Set down exactly the lines from the one with "Clone this chart in matplotlib." to the one with "plt.rcParams['font.family'] = ['DejaVu Sans']", both included, and no line outside that range.

Extracted records
============

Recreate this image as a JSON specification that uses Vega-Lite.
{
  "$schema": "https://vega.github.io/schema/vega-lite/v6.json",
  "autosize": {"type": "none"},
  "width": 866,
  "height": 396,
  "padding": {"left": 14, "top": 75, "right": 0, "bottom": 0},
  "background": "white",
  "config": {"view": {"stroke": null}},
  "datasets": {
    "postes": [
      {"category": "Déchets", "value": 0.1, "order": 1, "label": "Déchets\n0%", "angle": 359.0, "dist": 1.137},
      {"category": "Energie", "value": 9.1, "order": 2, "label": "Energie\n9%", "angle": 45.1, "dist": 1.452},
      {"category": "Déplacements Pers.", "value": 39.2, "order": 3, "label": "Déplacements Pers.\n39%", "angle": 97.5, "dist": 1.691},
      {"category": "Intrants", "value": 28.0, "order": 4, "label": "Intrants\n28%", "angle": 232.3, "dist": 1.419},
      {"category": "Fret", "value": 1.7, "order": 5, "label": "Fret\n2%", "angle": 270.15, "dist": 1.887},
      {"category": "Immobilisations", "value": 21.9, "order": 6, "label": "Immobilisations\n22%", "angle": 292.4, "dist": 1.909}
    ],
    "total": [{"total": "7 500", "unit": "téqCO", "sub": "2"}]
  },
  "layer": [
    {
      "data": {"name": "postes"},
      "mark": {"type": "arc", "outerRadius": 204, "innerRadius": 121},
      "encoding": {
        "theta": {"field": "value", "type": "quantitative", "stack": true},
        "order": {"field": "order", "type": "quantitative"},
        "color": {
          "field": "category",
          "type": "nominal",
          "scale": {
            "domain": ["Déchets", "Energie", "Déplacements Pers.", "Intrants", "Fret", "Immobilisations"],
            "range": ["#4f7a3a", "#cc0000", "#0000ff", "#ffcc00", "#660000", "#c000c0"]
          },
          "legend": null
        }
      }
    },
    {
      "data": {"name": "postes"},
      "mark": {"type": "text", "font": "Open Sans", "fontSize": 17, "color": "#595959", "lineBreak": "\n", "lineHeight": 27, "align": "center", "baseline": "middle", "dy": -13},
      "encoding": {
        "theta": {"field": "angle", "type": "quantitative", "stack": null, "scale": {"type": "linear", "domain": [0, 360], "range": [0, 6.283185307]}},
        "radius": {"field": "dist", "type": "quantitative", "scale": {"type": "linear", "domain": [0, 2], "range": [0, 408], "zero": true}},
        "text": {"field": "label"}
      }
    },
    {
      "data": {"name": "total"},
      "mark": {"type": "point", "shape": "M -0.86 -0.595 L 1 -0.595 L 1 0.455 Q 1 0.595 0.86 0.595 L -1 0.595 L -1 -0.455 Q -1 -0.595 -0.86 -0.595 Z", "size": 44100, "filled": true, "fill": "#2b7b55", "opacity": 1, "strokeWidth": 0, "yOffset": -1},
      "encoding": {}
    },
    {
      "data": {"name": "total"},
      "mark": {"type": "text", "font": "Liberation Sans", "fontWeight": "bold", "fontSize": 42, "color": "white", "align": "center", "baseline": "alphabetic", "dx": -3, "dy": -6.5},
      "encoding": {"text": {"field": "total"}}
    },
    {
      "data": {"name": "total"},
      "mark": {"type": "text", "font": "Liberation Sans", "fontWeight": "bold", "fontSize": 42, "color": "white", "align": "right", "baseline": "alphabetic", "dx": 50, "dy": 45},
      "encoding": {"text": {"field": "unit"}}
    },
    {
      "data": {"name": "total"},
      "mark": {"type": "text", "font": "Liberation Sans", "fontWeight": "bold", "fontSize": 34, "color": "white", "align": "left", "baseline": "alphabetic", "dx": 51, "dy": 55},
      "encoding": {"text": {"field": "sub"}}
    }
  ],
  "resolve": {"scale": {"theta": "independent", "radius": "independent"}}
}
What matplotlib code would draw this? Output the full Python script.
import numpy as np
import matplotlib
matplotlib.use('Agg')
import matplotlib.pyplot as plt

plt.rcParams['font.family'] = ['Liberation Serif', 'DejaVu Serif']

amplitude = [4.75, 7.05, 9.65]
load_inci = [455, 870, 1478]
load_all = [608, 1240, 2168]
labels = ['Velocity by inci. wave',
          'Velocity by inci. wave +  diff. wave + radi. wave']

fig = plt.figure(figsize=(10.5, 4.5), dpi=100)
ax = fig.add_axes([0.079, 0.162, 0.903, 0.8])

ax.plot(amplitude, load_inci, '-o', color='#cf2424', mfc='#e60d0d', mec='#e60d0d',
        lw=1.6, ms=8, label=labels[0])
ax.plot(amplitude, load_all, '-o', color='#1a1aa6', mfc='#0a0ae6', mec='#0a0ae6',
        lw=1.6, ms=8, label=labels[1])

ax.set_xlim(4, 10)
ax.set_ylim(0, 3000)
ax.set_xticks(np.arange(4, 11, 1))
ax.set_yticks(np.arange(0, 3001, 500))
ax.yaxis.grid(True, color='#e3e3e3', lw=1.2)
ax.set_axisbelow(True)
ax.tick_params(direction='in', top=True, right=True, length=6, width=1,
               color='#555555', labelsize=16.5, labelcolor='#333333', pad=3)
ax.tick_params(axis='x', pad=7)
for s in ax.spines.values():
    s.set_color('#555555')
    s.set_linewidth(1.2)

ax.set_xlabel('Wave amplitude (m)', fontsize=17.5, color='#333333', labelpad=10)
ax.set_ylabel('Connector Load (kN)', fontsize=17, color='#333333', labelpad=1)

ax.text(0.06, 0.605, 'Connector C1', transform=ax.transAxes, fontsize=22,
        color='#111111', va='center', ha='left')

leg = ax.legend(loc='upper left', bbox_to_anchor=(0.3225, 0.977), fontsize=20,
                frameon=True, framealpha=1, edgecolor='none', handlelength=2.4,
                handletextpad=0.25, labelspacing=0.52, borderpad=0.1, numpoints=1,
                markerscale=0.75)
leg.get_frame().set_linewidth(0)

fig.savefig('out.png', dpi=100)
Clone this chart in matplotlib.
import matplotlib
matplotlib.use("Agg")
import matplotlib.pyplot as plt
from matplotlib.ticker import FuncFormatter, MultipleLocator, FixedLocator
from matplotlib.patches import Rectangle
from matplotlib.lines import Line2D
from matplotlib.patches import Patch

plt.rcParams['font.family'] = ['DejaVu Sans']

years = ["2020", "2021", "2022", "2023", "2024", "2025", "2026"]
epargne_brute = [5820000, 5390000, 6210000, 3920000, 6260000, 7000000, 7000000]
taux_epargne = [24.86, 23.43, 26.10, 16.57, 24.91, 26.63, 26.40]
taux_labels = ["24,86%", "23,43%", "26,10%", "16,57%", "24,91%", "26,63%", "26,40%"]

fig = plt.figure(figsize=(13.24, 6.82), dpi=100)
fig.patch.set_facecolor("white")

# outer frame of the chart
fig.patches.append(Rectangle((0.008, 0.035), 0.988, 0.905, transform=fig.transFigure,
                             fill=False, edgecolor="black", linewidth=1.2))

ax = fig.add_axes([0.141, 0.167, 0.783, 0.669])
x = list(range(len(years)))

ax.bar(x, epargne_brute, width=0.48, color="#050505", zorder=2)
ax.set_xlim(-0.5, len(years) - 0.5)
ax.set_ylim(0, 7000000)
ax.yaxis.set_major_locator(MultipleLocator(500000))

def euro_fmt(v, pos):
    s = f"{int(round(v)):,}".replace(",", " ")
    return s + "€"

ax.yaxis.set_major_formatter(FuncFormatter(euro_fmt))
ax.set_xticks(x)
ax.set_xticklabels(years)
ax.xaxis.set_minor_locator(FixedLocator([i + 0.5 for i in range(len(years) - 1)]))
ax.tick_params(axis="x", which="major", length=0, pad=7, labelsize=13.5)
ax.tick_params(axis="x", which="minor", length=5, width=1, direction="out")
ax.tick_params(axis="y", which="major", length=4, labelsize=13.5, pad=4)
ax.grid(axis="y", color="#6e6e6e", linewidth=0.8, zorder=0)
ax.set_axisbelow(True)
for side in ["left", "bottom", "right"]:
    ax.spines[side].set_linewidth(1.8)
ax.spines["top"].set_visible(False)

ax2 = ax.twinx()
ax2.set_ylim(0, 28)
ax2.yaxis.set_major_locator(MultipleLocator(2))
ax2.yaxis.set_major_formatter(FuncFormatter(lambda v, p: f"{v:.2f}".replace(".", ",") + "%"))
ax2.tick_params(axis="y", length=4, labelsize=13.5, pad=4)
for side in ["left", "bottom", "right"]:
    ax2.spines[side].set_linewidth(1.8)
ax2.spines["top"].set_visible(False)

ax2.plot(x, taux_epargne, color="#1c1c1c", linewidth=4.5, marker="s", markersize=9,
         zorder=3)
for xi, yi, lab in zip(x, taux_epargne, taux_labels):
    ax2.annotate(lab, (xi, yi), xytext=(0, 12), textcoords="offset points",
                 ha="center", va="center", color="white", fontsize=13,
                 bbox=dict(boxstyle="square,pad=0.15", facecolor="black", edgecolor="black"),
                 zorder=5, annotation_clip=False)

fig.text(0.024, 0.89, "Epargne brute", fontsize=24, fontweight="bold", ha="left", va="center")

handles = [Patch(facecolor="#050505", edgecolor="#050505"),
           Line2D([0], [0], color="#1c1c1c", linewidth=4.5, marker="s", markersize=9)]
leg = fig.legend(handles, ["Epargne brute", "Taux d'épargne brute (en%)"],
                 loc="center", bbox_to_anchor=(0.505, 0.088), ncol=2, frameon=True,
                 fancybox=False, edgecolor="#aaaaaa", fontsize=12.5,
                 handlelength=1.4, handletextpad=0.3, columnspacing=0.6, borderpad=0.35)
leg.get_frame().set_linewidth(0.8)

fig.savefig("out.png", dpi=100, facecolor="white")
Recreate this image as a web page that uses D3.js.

============

Answer to this exercise
Clone this chart in matplotlib.
import matplotlib
matplotlib.use("Agg")
import matplotlib.pyplot as plt
from matplotlib.ticker import FuncFormatter, MultipleLocator, FixedLocator
from matplotlib.patches import Rectangle
from matplotlib.lines import Line2D
from matplotlib.patches import Patch

plt.rcParams['font.family'] = ['DejaVu Sans']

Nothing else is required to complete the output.